Slurm jobs are usually send via a shell script that does the following:
Describes the processing to be done (Input-Process-Output)
Requests resources to use for processing
Example of a simple Slurm Script <testslurm.sh>
#!/bin/bash
 
# set the number of nodes
#SBATCH --nodes=4
 
# set max wallclock time
#SBATCH --time=10:00:00
 
# set name of job
#SBATCH --job-name=test123
 
# mail alert at start, end and abortion of execution
#SBATCH --mail-type=ALL
 
# send mail to this address
#SBATCH --mail-user=john.doe@email.edu
 
# run the application
srun hostname
 
Once the script has been saved it can then be submitted as a job using the sbatch command. Eg.

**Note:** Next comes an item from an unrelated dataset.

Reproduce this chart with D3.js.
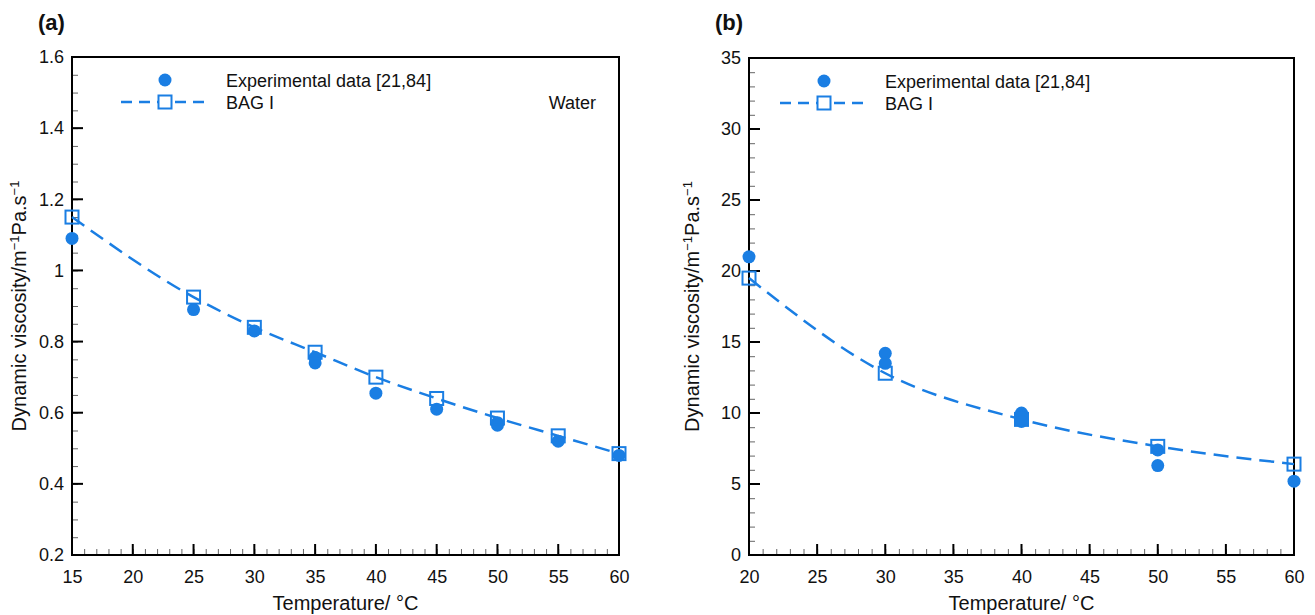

$ sbatch –o my.output ./testslurm.sh
 
Upon submission, slurm will generate a job id.  Jobs will remain in the queue until enough resources can be allocated for execution.
The command squeue will allow you to see the jobs in the queue and the scancel <job id> command will allow you to cancel your job if necessary.
 
Slurm Partitions
 
Slurm partitions are the various queues that can handle jobs.  Each partition consists of a set of nodes.  SPARKS has the following partitions defined:
defq – The default partition consisting of 32 compute nodes (2x8 core Xeon)
gpuq – This partition consists of 4 compute nodes with GPU accelerators (2xNVidia K80)
trainq – This partition consists of 2 compute nodes (2x8 core Xeon).  This partition is used for testing jobs (ensuring that scripts work) before submission to the default partition.